University of Florida Movement Disorders Center

Kenneth M. Heilman, M.D.

The James E. Rooks Jr. Distinguished Professor of Neurology & Health Psychology
Program Director and Chief, NF/SG VAMC

100 S Newell Drive, Room L3-100
Gainesville, FL 32610
PO Box 100236
352-273-5550
FAX- 352-273-5575

Dr. Heilman is perhaps the world's best known behavioral neurologist, and has dedicated much of his career to the study of Parkinson's disease and movement disorders.

Dr. Kenneth M. Heilman received his M.D. degree from the University of Virginia in 1963 and subsequently spent two years training in Internal Medicine at Cornell University Medical Center (Bellevue). During the Vietnam War he joined the Air Force and was Chief of Medicine at NATO Hospital, Izmir, Turkey. When he was discharged from the service, he took a Neurology residency and fellowship at the Harvard Neurological Unit (Boston City) with Dr. Derek Denny-Brown and then with Dr. Norman Geschwind.

After completing his residency and fellowship, he jointed the faculty at the University of Florida in 1970, as an Assistant Professor. He was promoted to Associate Professor in 1973 and Professor in 1975. He received an endowed chair in 1990 making him the first James E Rooks, Jr. Professor of Neurology. In 1998, he was in the first group of the faculty to be awarded the title of Distinguished Professor. He is also a Professor of Clinical and Health Psychology. Dr. Heilman is an active clinician who is Director of the Memory and Cognitive Disorder Clinic and University of Florida Alzheimer's Disease Center. In 1977, Dr. Heilman joined the VA faculty, in a part time status, first as a Staff Neurologist and since 1996 as Chief.

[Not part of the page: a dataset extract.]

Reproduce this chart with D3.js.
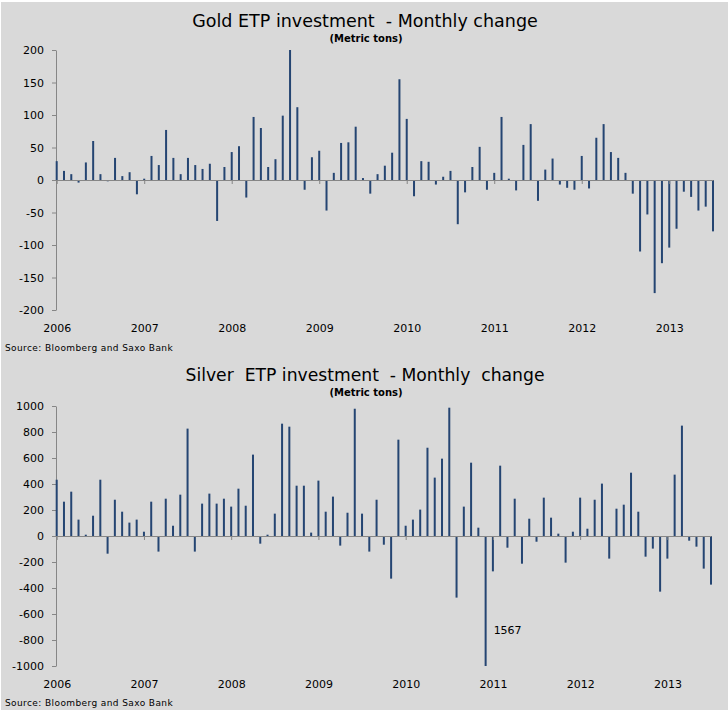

His primary clinical interests are in attentional, emotional, memory and cognitive disorders. His expertise as a clinician has been recognized by being listed in every edition of the Best Doctors in America as well as other similar publications. Dr. Heilman is also an educator. In addition to teaching medical and psychology students, he is active in resident education and been director of a post-doctoral program that has trained more than 50 post doctoral fellows. The majority of these fellows now hold academic positions in this and other universities. Several of Dr. Heilman's former fellows are now leaders in academic neurology, neuropsychology and cognitive neuroscience..

Dr. Heilman has had and continues to have an active research program. His research has been almost continuously funded by federal agencies (e.g., VA Merit Review and/or National Institutes of Health) for the last 30 years. Currently, he and his coworkers receive more than one million dollars a year in research funding. He is the author or co-author 9 texts, and has a total of more than 400 chapters and articles in peer reviewed journals.

Some of the research advances he and his coworkers reported include: 1) The demonstration that a cortical (frontal-parietal)-limbic (cingulate)-reticular (thalamic and mesencephalic) network mediates attention. 2) That the right hemisphere is dominant for mediating attention and arousal. 3) That unilateral neglect, of one side of space, can also be caused by an action-intentional as well as attentional deficits. 4) That the right hemisphere is also dominant for "when" action-intentional computations including, when to initiate an act, when not to act and when to stop actions. 5) That certain patients with neglect can be helped when treated with dopamine agonists. 6) Prior to three decades ago it was thought that the left hemisphere was dominant for speech and language. Dr. Heilman and his coworkers demonstrated that it was the right hemisphere that was important for emotional communication including the understanding and expression of emotional prosody and faces. 7) In regard to skilled movements or praxis, Dr Heilman and his coworkers have demonstrated that skilled movement, such as using a pair of scissors, is mediated by a left hemisphere modular network where the parietal lobe contains the memories of the spatial trajectories needed to perform skilled movements and the frontal lobe (premotor cortex) performs the computations that transfer this knowledge to a motor code. 8) That the left hemisphere is also dominant for storing mechanical knowledge and that a loss of this knowledge leads to a deficit called conceptual apraxia. 9) That the left hemisphere's motor systems help control deftness (precise) movements of both hands.

In recognition of his research contributions Dr. Heilman was in the first group of individuals to receive the University of Florida Research Foundation Professorships. He also received the Clinical Research Award from the University of Florida College of Medicine. He is a past President of the International Neuropsychology Society and the Society for Cognitive and Behavioral Neurology. This latter organization also gave him the Outstanding Achievement Award for his research and educational contributions to Neurology.